*Task to complete*: Repeat all of the material below exactly as written, images excluded.

*Task data*:
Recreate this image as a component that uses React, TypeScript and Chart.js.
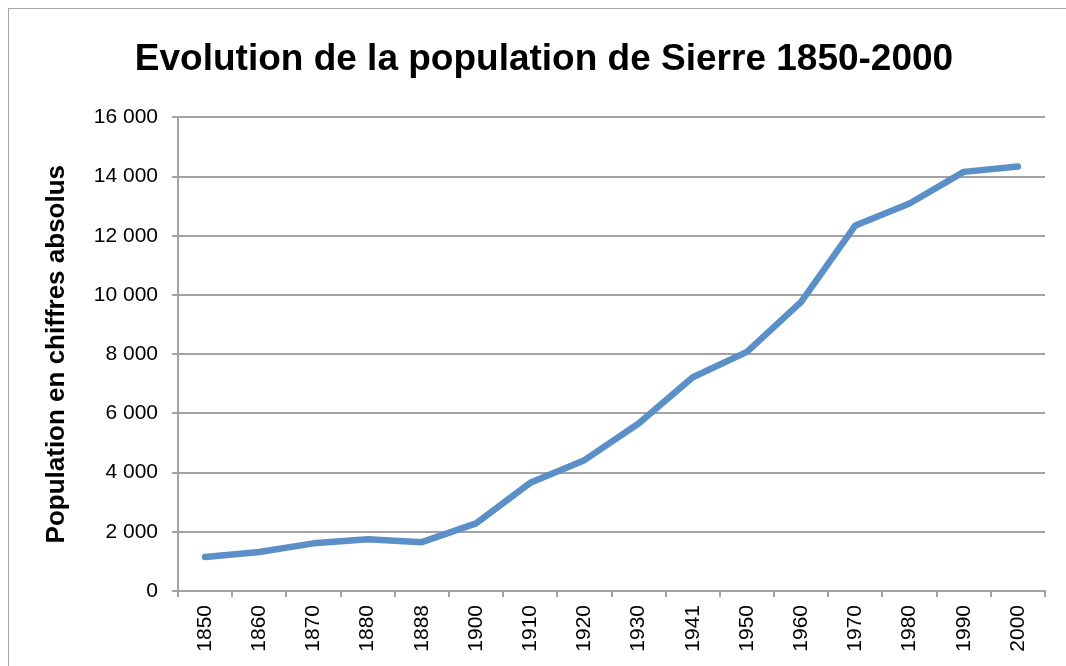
import React, { useEffect, useRef } from "react";
import { Chart, registerables } from "chart.js";

Chart.register(...registerables);

const chartTitle = "Evolution de la population de Sierre 1850-2000";
const yAxisTitle = "Population en chiffres absolus";
const years = ["1850", "1860", "1870", "1880", "1888", "1900", "1910", "1920", "1930", "1941", "1950", "1960", "1970", "1980", "1990", "2000"];
const population = [1150, 1320, 1610, 1745, 1650, 2285, 3656, 4420, 5660, 7220, 8080, 9770, 12350, 13090, 14160, 14340];
const yMin = 0;
const yMax = 16000;
const yStep = 2000;

const FONT = "'Liberation Sans', Arial, Helvetica, sans-serif";
const GRID = "#a3a3a3";

function formatThousands(v: number): string {
  return String(v).replace(/\B(?=(\d{3})+(?!\d))/g, " ");
}

export default function App() {
  const canvasRef = useRef<HTMLCanvasElement | null>(null);

  useEffect(() => {
    document.documentElement.style.overflow = "hidden";
    document.body.style.overflow = "hidden";
    const canvas = canvasRef.current;
    if (!canvas) return;
    const chart = new Chart(canvas, {
      type: "line",
      data: {
        labels: years,
        datasets: [
          {
            label: "Population",
            data: population,
            borderColor: "#5a8fc8",
            backgroundColor: "#5a8fc8",
            borderWidth: 6.5,
            borderCapStyle: "round",
            borderJoinStyle: "round",
            pointRadius: 0,
            pointHoverRadius: 0,
            tension: 0,
            fill: false,
          },
        ],
      },
      options: {
        responsive: false,
        animation: false,
        layout: { padding: { left: 34, right: 34, top: 0, bottom: 0 } },
        plugins: {
          legend: { display: false },
          tooltip: { enabled: false },
          title: {
            display: true,
            text: chartTitle,
            color: "#000",
            font: { family: FONT, size: 37, weight: "bold", lineHeight: 1.2 },
            padding: { top: 29, bottom: 35 },
          },
        },
        scales: {
          x: {
            type: "category",
            offset: true,
            grid: {
              offset: true,
              drawOnChartArea: false,
              drawTicks: true,
              tickLength: 6,
              color: GRID,
              lineWidth: 2,
            },
            border: { display: true, color: GRID, width: 2 },
            ticks: {
              color: "#000",
              font: { family: FONT, size: 21 },
              minRotation: 90,
              maxRotation: 90,
              padding: 8,
              autoSkip: false,
            },
            afterFit: (scale: any) => {
              scale.height = 680 - 582;
            },
          },
          y: {
            min: yMin,
            max: yMax,
            grid: {
              drawTicks: true,
              tickLength: 6,
              color: GRID,
              lineWidth: 2,
            },
            border: { display: true, color: GRID, width: 2 },
            ticks: {
              stepSize: yStep,
              color: "#000",
              font: { family: FONT, size: 21 },
              padding: 14,
              callback: (v: any) => formatThousands(Number(v)),
            },
            title: {
              display: true,
              text: yAxisTitle,
              color: "#000",
              font: { family: FONT, size: 26, weight: "bold", lineHeight: 1.0 },
              padding: { top: 1, bottom: 0 },
            },
            afterFit: (scale: any) => {
              scale.width = 135;
            },
          },
        },
      },
    } as any);
    return () => chart.destroy();
  }, []);

  return (
    <div
      style={{
        position: "fixed",
        left: 0,
        top: 0,
        width: 1066,
        height: 666,
        overflow: "hidden",
        background: "#fff",
      }}
    >
      <div
        style={{
          position: "absolute",
          left: 8,
          top: 8,
          width: 1072,
          height: 682,
          borderLeft: "1px solid #a6a6a6",
          borderTop: "1px solid #a6a6a6",
          boxSizing: "border-box",
        }}
      >
        <canvas ref={canvasRef} width={1070} height={680} style={{ display: "block" }} />
      </div>
    </div>
  );
}
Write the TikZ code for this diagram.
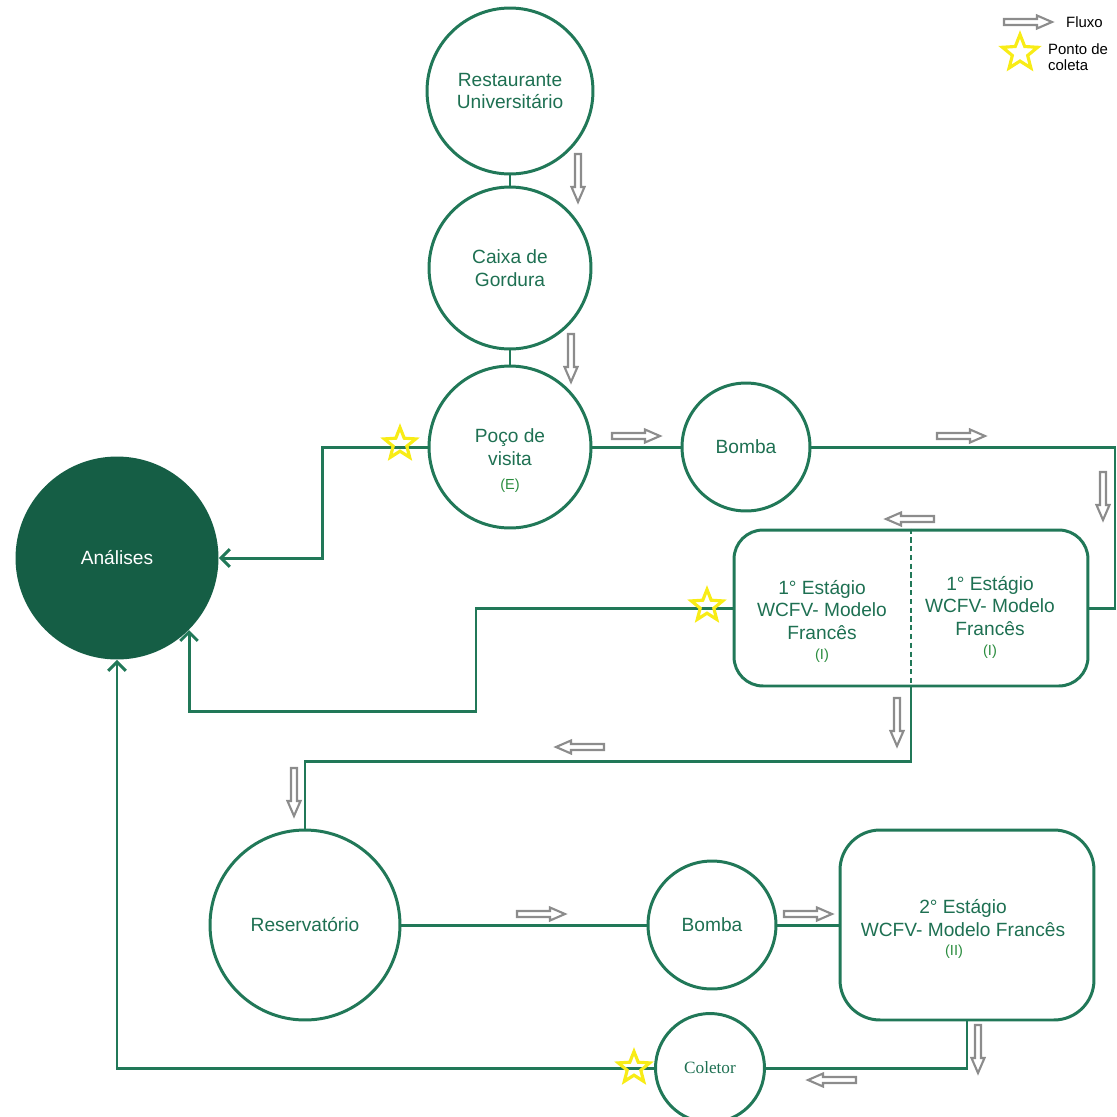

*Response to the exercise*:
Recreate this image as a component that uses React, TypeScript and Chart.js.
import React, { useEffect, useRef } from "react";
import { Chart, registerables } from "chart.js";

Chart.register(...registerables);

const chartTitle = "Evolution de la population de Sierre 1850-2000";
const yAxisTitle = "Population en chiffres absolus";
const years = ["1850", "1860", "1870", "1880", "1888", "1900", "1910", "1920", "1930", "1941", "1950", "1960", "1970", "1980", "1990", "2000"];
const population = [1150, 1320, 1610, 1745, 1650, 2285, 3656, 4420, 5660, 7220, 8080, 9770, 12350, 13090, 14160, 14340];
const yMin = 0;
const yMax = 16000;
const yStep = 2000;

const FONT = "'Liberation Sans', Arial, Helvetica, sans-serif";
const GRID = "#a3a3a3";

function formatThousands(v: number): string {
  return String(v).replace(/\B(?=(\d{3})+(?!\d))/g, " ");
}

export default function App() {
  const canvasRef = useRef<HTMLCanvasElement | null>(null);

  useEffect(() => {
    document.documentElement.style.overflow = "hidden";
    document.body.style.overflow = "hidden";
    const canvas = canvasRef.current;
    if (!canvas) return;
    const chart = new Chart(canvas, {
      type: "line",
      data: {
        labels: years,
        datasets: [
          {
            label: "Population",
            data: population,
            borderColor: "#5a8fc8",
            backgroundColor: "#5a8fc8",
            borderWidth: 6.5,
            borderCapStyle: "round",
            borderJoinStyle: "round",
            pointRadius: 0,
            pointHoverRadius: 0,
            tension: 0,
            fill: false,
          },
        ],
      },
      options: {
        responsive: false,
        animation: false,
        layout: { padding: { left: 34, right: 34, top: 0, bottom: 0 } },
        plugins: {
          legend: { display: false },
          tooltip: { enabled: false },
          title: {
            display: true,
            text: chartTitle,
            color: "#000",
            font: { family: FONT, size: 37, weight: "bold", lineHeight: 1.2 },
            padding: { top: 29, bottom: 35 },
          },
        },
        scales: {
          x: {
            type: "category",
            offset: true,
            grid: {
              offset: true,
              drawOnChartArea: false,
              drawTicks: true,
              tickLength: 6,
              color: GRID,
              lineWidth: 2,
            },
            border: { display: true, color: GRID, width: 2 },
            ticks: {
              color: "#000",
              font: { family: FONT, size: 21 },
              minRotation: 90,
              maxRotation: 90,
              padding: 8,
              autoSkip: false,
            },
            afterFit: (scale: any) => {
              scale.height = 680 - 582;
            },
          },
          y: {
            min: yMin,
            max: yMax,
            grid: {
              drawTicks: true,
              tickLength: 6,
              color: GRID,
              lineWidth: 2,
            },
            border: { display: true, color: GRID, width: 2 },
            ticks: {
              stepSize: yStep,
              color: "#000",
              font: { family: FONT, size: 21 },
              padding: 14,
              callback: (v: any) => formatThousands(Number(v)),
            },
            title: {
              display: true,
              text: yAxisTitle,
              color: "#000",
              font: { family: FONT, size: 26, weight: "bold", lineHeight: 1.0 },
              padding: { top: 1, bottom: 0 },
            },
            afterFit: (scale: any) => {
              scale.width = 135;
            },
          },
        },
      },
    } as any);
    return () => chart.destroy();
  }, []);

  return (
    <div
      style={{
        position: "fixed",
        left: 0,
        top: 0,
        width: 1066,
        height: 666,
        overflow: "hidden",
        background: "#fff",
      }}
    >
      <div
        style={{
          position: "absolute",
          left: 8,
          top: 8,
          width: 1072,
          height: 682,
          borderLeft: "1px solid #a6a6a6",
          borderTop: "1px solid #a6a6a6",
          boxSizing: "border-box",
        }}
      >
        <canvas ref={canvasRef} width={1070} height={680} style={{ display: "block" }} />
      </div>
    </div>
  );
}
Write the TikZ code for this diagram.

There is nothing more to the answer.